Tony Mastroianni Review Collection
Electra polices "Easy Rider"
Cleveland Press October 1, 1973
"Electra Glide in Blue" is an "Easy Rider" with motorcycle cops.
It also is the first movie effort by producer-director William Guercio, a composer, musician and successful rock record producer (Blood, Sweat and Tears, and currently Chicago).
Like much of modern pop music the picture tends to be free-wheeling to the point of formlessness, and has flashes of brilliance that get lost in periods of self-indulgence.
The pictures brief plot has been pulled and stretched to fill a movie that is far too long for its material. It is padded with bravura camera tricks, side trips into inconsequential moments, lingering over characters who explain themselves at length and then explain themselves again.

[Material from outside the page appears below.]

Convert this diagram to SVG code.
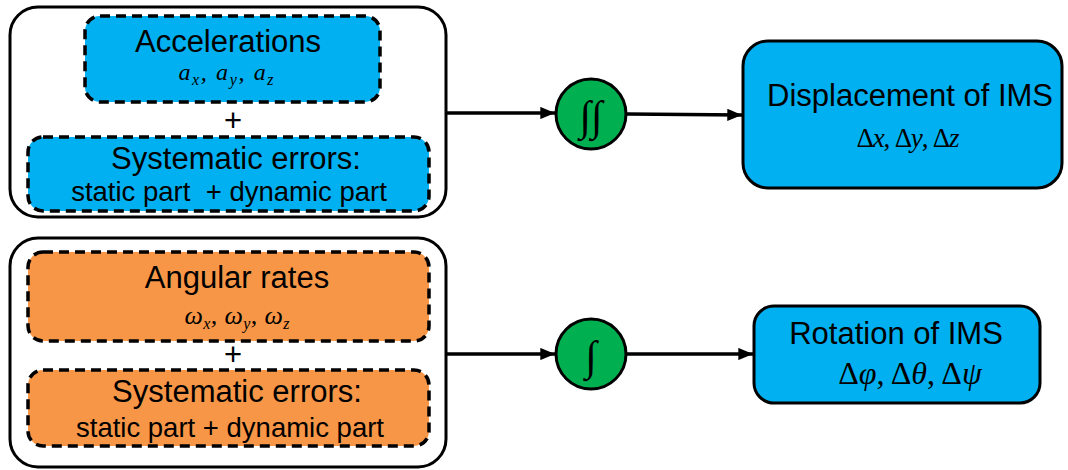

Outside of television, commercials and the field of micro-photography, seldom has the camera concentrated on small objects while ignoring the total scene to such great extent.
The viewer is overwhelmed with screen filling images of belt buckles and jacket zippers. Finally, after exhausting intervals, the camera may get around to a face.
The setting is Arizona and the main character is John Wintergreen (Robert Blake) a short, tough motorcycle cop who dreams about advancing to the rank of detective so he can wear fancy clothes.
The way to gain that promotion is to solve a murder. When an old man is found dead in his desert shack, an apparent suicide, Wintergreen battles like a fighting rooster to protect and prove his murder case.
The story is told in sharp, sudden flashes; vignettes that have a fantasy-like feel to them, so much so, that the viewer may wonder if he is watching a connected narrative.
Others in the picture are Wintergreen's buddy, a violence prone individual who reads comic books, hassles hippies, and figures riding a bike and collecting his pay make a pretty good life. Wintergreen has a girl friend who is friendly with others as well, who delivers a lengthy, tearful speech about her shattered show business dreams.
And there is Wintergreen's sullied hero, the homicide detective whose arrogance and brutality mask a lack of virility.
The picture has a few virtues. One of them is Blake offering a fine mixture of cheerfulness and toughness, whose defensive attitude about his lack of height offers some of the picture's best comedy moments. Also an asset to the film are occasionally bright bits of dialog; sharp, unexpected lines.
But these are not enough to keep the film together. Even after the movie has logically ended it goes on and on. The ending is right out of "Easy Rider."
And as though theft from that film were not enough the scene is shot in Monument Valley, the identifying locale for many of the late John Fords westerns.